In most businesses, that sort of behavior---reporting expenses for which you'd already been paid in advance, for instance---would be enough to get you fired. Not true, however, for America's job creators:
“We are canceling the remaining amount you owe Chase!” says a letter that JPMorgan Chase sent recently to thousands of home loan borrowers. “You are approved for a full principal forgiveness of your Home Equity Account,” says another, from Bank of America.

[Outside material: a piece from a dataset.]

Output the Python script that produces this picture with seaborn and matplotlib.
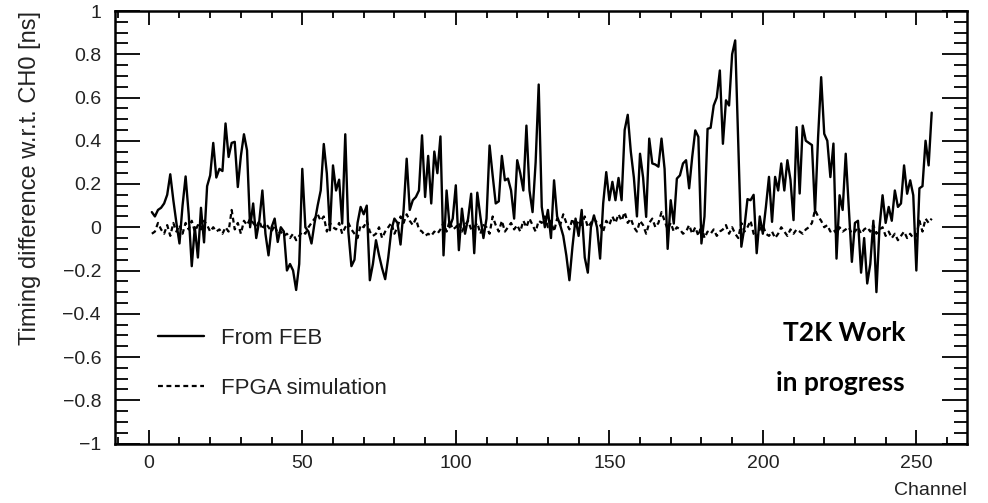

Jackie Esposito, of Guilford, Conn., got a letter like that. But she wasn’t elated — because she doesn’t owe the money anymore. She and her husband filed for bankruptcy three years ago. The roughly $64,000 they owed Chase has been legally wiped out.
What’s going on?
Cast your mind back to February. Five of the nation’s big banks, including Chase and Bank of America, agreed to pay $25 billion to settle state and federal claims over questionable mortgage practices and promised to work harder to help borrowers who were in trouble. To prod the banks, the government said it would give them credits against the amounts they agreed to pay.
So, to the ire of customers who couldn’t get banks to work with them before, banks are now forgiving debts that no longer exist.
“When I got this letter that said they were going to relieve our debt, I just about fell over,” Ms. Esposito said last week. “You can’t forgive a debt that you’re legally unable to collect.”
Not to mention the tax liability she will face after the bank reports the debt forgiveness to the IRS since, well, for legal purposes it's taxable income.
It's enough to make a man, oh I dunno, maybe fire off a sternly worded warning or something:
I asked Joseph A. Smith Jr., a former banking regulator in North Carolina who is monitoring the settlement, how he planned to vet the banks’ claims of relief provided and credit earned. For example, how will he ensure that institutions do not receive credit for releasing liens that have been eliminated?
“We will review compliance with this requirement as we will with all of the consumer relief requirements,” Mr. Smith said, “through review of the corporate records relating to such transactions.”
Yay Team Democrat, you are so totally fucking awesome we will only have to endure a lost decade of zero growth chronic high unemployment burdened by a parasitic banking sector you guys rock totally!
Or maybe we should just say the hell with it, and vote for Jill Stein after all.